[Exercise goal] Repeat the lines below exactly as they appear, but leave out the images.

[Collected material]
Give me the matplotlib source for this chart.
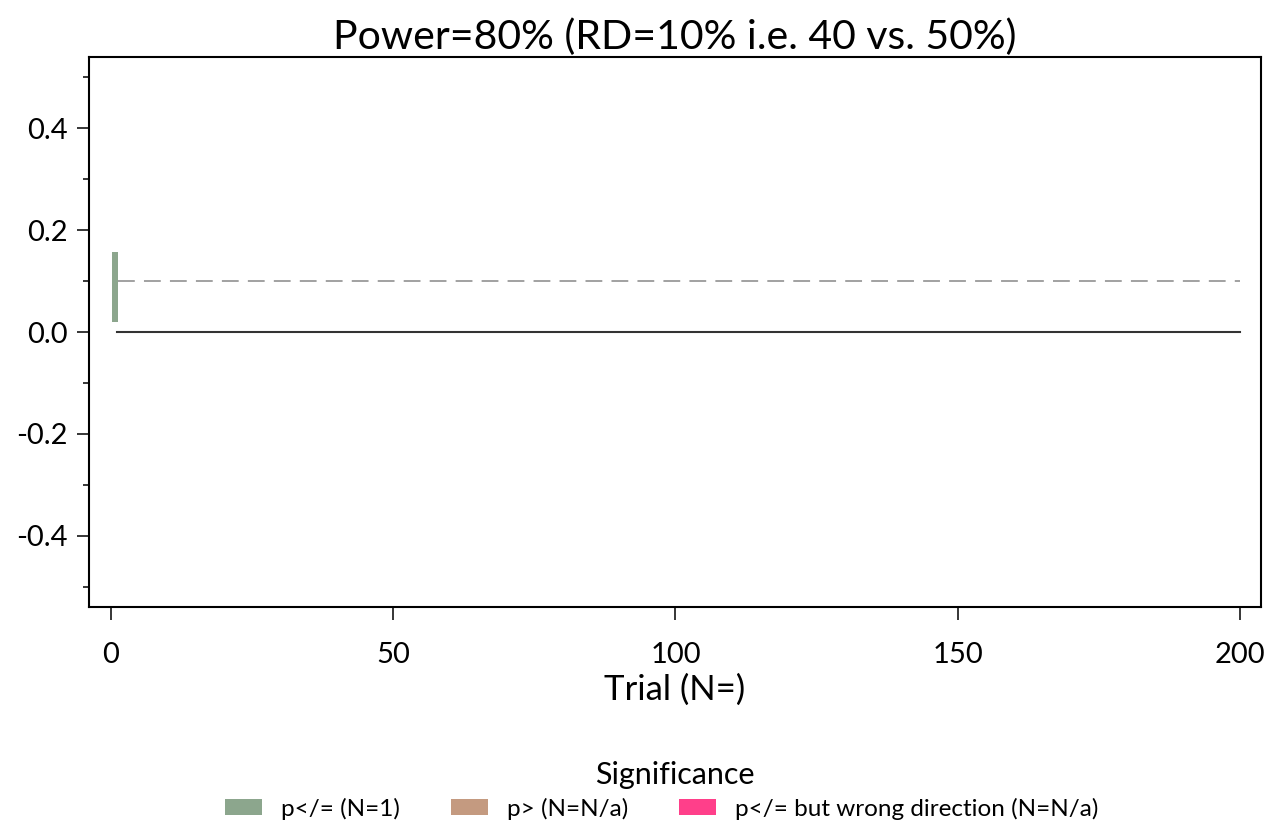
import matplotlib
matplotlib.use("Agg")
import matplotlib.pyplot as plt
from matplotlib.patches import Patch
from matplotlib.ticker import MultipleLocator

plt.rcParams['font.family'] = ['Lato', 'DejaVu Sans']

# data
trial_n = [1]
ci_low = [0.02]
ci_high = [0.157]
true_rd = 0.1
x_end = 200

sig_labels = ['p</= (N=1)', 'p> (N=N/a)', 'p</= but wrong direction (N=N/a)']
sig_colors = ['#8ca68d', '#c49a80', '#ff3f8a']

fig = plt.figure(figsize=(12.78, 8.26), dpi=100)
ax = fig.add_axes([0.0696, 0.265, 0.917, 0.666])

# CI bars
for n, lo, hi in zip(trial_n, ci_low, ci_high):
    ax.bar(n - 0.25, hi - lo, bottom=lo, width=1.0, color=sig_colors[0], edgecolor='none')

ax.plot([trial_n[0] + 0.3, x_end], [true_rd, true_rd], color='#888888', lw=1.1, dashes=(11, 6))
ax.plot([trial_n[0], x_end], [0, 0], color='#333333', lw=1.5)

ax.set_xlim(-3.9, 203.7)
ax.set_ylim(-0.54, 0.54)
ax.set_xticks([0, 50, 100, 150, 200])
ax.yaxis.set_major_locator(MultipleLocator(0.2))
ax.yaxis.set_minor_locator(MultipleLocator(0.1))
ax.yaxis.set_major_formatter(matplotlib.ticker.FormatStrFormatter('%.1f'))
ax.tick_params(axis='both', which='major', length=9, width=1.1, labelsize=21, direction='out')
ax.tick_params(axis='y', which='minor', length=4.5, width=1.1)
ax.tick_params(axis='x', pad=16)
ax.tick_params(axis='y', pad=6)
for s in ax.spines.values():
    s.set_linewidth(1.5)

ax.set_title('Power=80% (RD=10% i.e. 40 vs. 50%)', fontsize=29.5, pad=6)
ax.set_xlabel('Trial (N=)', fontsize=25, labelpad=4)

handles = [Patch(facecolor=c, edgecolor='none') for c in sig_colors]
fig.text(0.528, 0.062, 'Significance', fontsize=22, ha='center', va='center')
fig.legend(handles, sig_labels, ncol=3, loc='center', bbox_to_anchor=(0.518, 0.021),
           frameon=False, fontsize=17.5, handlelength=1.5, handleheight=0.6,
           columnspacing=2.1, handletextpad=0.8)

fig.savefig('out.png', dpi=100)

[Solution]
Give me the matplotlib source for this chart.
import matplotlib
matplotlib.use("Agg")
import matplotlib.pyplot as plt
from matplotlib.patches import Patch
from matplotlib.ticker import MultipleLocator

plt.rcParams['font.family'] = ['Lato', 'DejaVu Sans']

# data
trial_n = [1]
ci_low = [0.02]
ci_high = [0.157]
true_rd = 0.1
x_end = 200

sig_labels = ['p</= (N=1)', 'p> (N=N/a)', 'p</= but wrong direction (N=N/a)']
sig_colors = ['#8ca68d', '#c49a80', '#ff3f8a']

fig = plt.figure(figsize=(12.78, 8.26), dpi=100)
ax = fig.add_axes([0.0696, 0.265, 0.917, 0.666])

# CI bars
for n, lo, hi in zip(trial_n, ci_low, ci_high):
    ax.bar(n - 0.25, hi - lo, bottom=lo, width=1.0, color=sig_colors[0], edgecolor='none')

ax.plot([trial_n[0] + 0.3, x_end], [true_rd, true_rd], color='#888888', lw=1.1, dashes=(11, 6))
ax.plot([trial_n[0], x_end], [0, 0], color='#333333', lw=1.5)

ax.set_xlim(-3.9, 203.7)
ax.set_ylim(-0.54, 0.54)
ax.set_xticks([0, 50, 100, 150, 200])
ax.yaxis.set_major_locator(MultipleLocator(0.2))
ax.yaxis.set_minor_locator(MultipleLocator(0.1))
ax.yaxis.set_major_formatter(matplotlib.ticker.FormatStrFormatter('%.1f'))
ax.tick_params(axis='both', which='major', length=9, width=1.1, labelsize=21, direction='out')
ax.tick_params(axis='y', which='minor', length=4.5, width=1.1)
ax.tick_params(axis='x', pad=16)
ax.tick_params(axis='y', pad=6)
for s in ax.spines.values():
    s.set_linewidth(1.5)

ax.set_title('Power=80% (RD=10% i.e. 40 vs. 50%)', fontsize=29.5, pad=6)
ax.set_xlabel('Trial (N=)', fontsize=25, labelpad=4)

handles = [Patch(facecolor=c, edgecolor='none') for c in sig_colors]
fig.text(0.528, 0.062, 'Significance', fontsize=22, ha='center', va='center')
fig.legend(handles, sig_labels, ncol=3, loc='center', bbox_to_anchor=(0.518, 0.021),
           frameon=False, fontsize=17.5, handlelength=1.5, handleheight=0.6,
           columnspacing=2.1, handletextpad=0.8)

fig.savefig('out.png', dpi=100)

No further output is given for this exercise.